French police stop attack days before election, arrest 2 suspected radicals
The suspects, Mahiedine Merabet, 29 and Clement Baur, 23, were detained under arrest warrants for terrorist criminal association.
Paris: French police thwarted an imminent "terror attack" and arrested two suspected radicals on Tuesday in the southern port city of Marseille, the interior minister said just days before the first round of France's presidential election.
The two men allegedly "intended to commit an attack on French soil in the very short term, which is to say in coming days," Interior Minister Matthias Fekl said during a brief news conference.
France votes on Sunday in the first round of its two-stage election. Extra safety measures are being put in place for the balloting after the extremist attacks in the country that have made security one of the major issues of the presidential campaign.
The men, both French, are "suspected of wanting to commit, in an imminent way, a violent action on the eve of the French presidential election," the minister said.
Fekl gave no details about potential targets or motives. The suspects, Mahiedine Merabet, 29 and Clement Baur, 23, were both detained under arrest warrants for terrorist criminal association, according to a police document obtained by The Associated Press.
President Francois Hollande hailed the "remarkable" arrests and the work of police.
Agents from the French domestic security agency, backed by elite police units, conducted the arrests. Searches are also underway, Fekl said.

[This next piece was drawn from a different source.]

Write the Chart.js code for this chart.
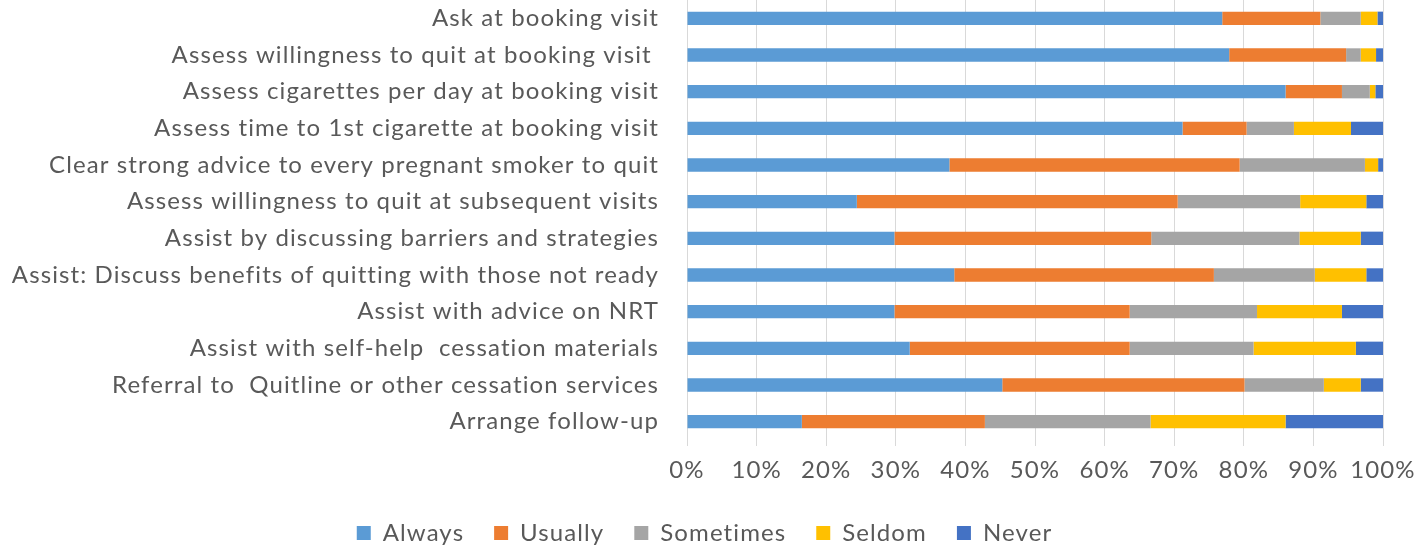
<!DOCTYPE html>
<html>
<head>
<meta charset="utf-8">
<script src="https://cdn.jsdelivr.net/npm/chart.js@4/dist/chart.umd.min.js"></script>
<style>
  html, body { margin: 0; padding: 0; background: #fff; }
  #wrap { width: 1418px; height: 551px; position: relative; }
</style>
</head>
<body>
<div id="wrap"><canvas id="c" width="1418" height="551"></canvas></div>
<script>
const categories = [
  "Ask at booking visit",
  "Assess willingness to quit at booking visit ",
  "Assess cigarettes per day at booking visit",
  "Assess time to 1st cigarette at booking visit",
  "Clear strong advice to every pregnant smoker to quit",
  "Assess willingness to quit at subsequent visits",
  "Assist by discussing barriers and strategies",
  "Assist: Discuss benefits of quitting with those not ready",
  "Assist with advice on NRT",
  "Assist with self-help  cessation materials",
  "Referral to  Quitline or other cessation services",
  "Arrange follow-up"
];
const always    = [76.9, 77.9, 86.0, 71.2, 37.7, 24.4, 29.8, 38.4, 29.8, 32.0, 45.3, 16.5];
const usually   = [14.1, 16.8,  8.1,  9.2, 41.7, 46.1, 36.9, 37.3, 33.8, 31.6, 34.8, 26.3];
const sometimes = [ 5.8,  2.1,  4.0,  6.8, 18.0, 17.6, 21.3, 14.5, 18.3, 17.8, 11.4, 23.8];
const seldom    = [ 2.4,  2.2,  0.8,  8.2,  1.9,  9.5,  8.8,  7.4, 12.2, 14.7,  5.3, 19.4];
const never     = [ 0.8,  1.0,  1.1,  4.6,  0.7,  2.4,  3.2,  2.4,  5.9,  3.9,  3.2, 14.0];
const xTickStep = 10;

const FONT = "Lato";
const seriesDefs = [
  ["Always", always, "#5B9BD5"],
  ["Usually", usually, "#ED7D31"],
  ["Sometimes", sometimes, "#A5A5A5"],
  ["Seldom", seldom, "#FFC000"],
  ["Never", never, "#4472C4"]
];

const spacing = {
  id: "spacing",
  beforeUpdate(chart) { chart.ctx.letterSpacing = "1.1px"; },
  afterLayout(chart) {
    const lg = chart.legend;
    if (lg) { lg.left += 13; lg.right += 13; }
  },
  beforeDraw(chart) { chart.ctx.letterSpacing = "1.1px"; }
};

new Chart(document.getElementById("c"), {
  type: "bar",
  data: {
    labels: categories,
    datasets: seriesDefs.map(([label, data, color]) => ({
      label, data, backgroundColor: color, borderWidth: 0,
      barPercentage: 0.73, categoryPercentage: 0.5
    }))
  },
  options: {
    indexAxis: "y",
    responsive: false,
    animation: false,
    layout: { padding: { top: 0, right: 35, bottom: -4, left: 0 } },
    scales: {
      x: {
        stacked: true, min: 0, max: 100,
        afterFit: (s) => { s.height = 51; s.paddingLeft = 0; s.paddingRight = 0; },
        grid: { color: "#d9d9d9", lineWidth: 1, drawTicks: true, tickLength: 6 },
        border: { display: false },
        ticks: { color: "#595959", stepSize: xTickStep, padding: 10, maxRotation: 0, minRotation: 0,
                 font: { family: FONT, size: 24 }, callback: (v) => v + "%" }
      },
      y: {
        stacked: true,
        afterFit: (s) => { s.width = 687; s.paddingTop = 0; s.paddingBottom = 0; },
        grid: { display: false, drawTicks: false },
        border: { display: false },
        ticks: { color: "#595959", padding: 28, font: { family: FONT, size: 24 }, autoSkip: false }
      }
    },
    plugins: {
      legend: {
        position: "bottom",
        labels: { color: "#595959", font: { family: FONT, size: 24 }, boxWidth: 14, boxHeight: 14, padding: 30 }
      },
      tooltip: { enabled: false }
    }
  },
  plugins: [spacing]
});
</script>
</body>
</html>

France's fight against home-grown and overseas Islamic extremism has been one of the main campaign topics for presidential candidates.
Candidates on the right have been especially vocal, seeking to appeal to voters traumatized by Islamic State group-inspired attacks that have killed at least 235 people in France since January 2015, by far the largest casualty rate of any Western country.
With the terror threat "higher than ever," Fekl said "everything is being done" to secure the election, the candidates, their election headquarters and rallies.
He said more than 50,000 police, gendarmes and soldiers will be deployed in France and its overseas territories on Sunday and for the decisive second-round vote on May 7.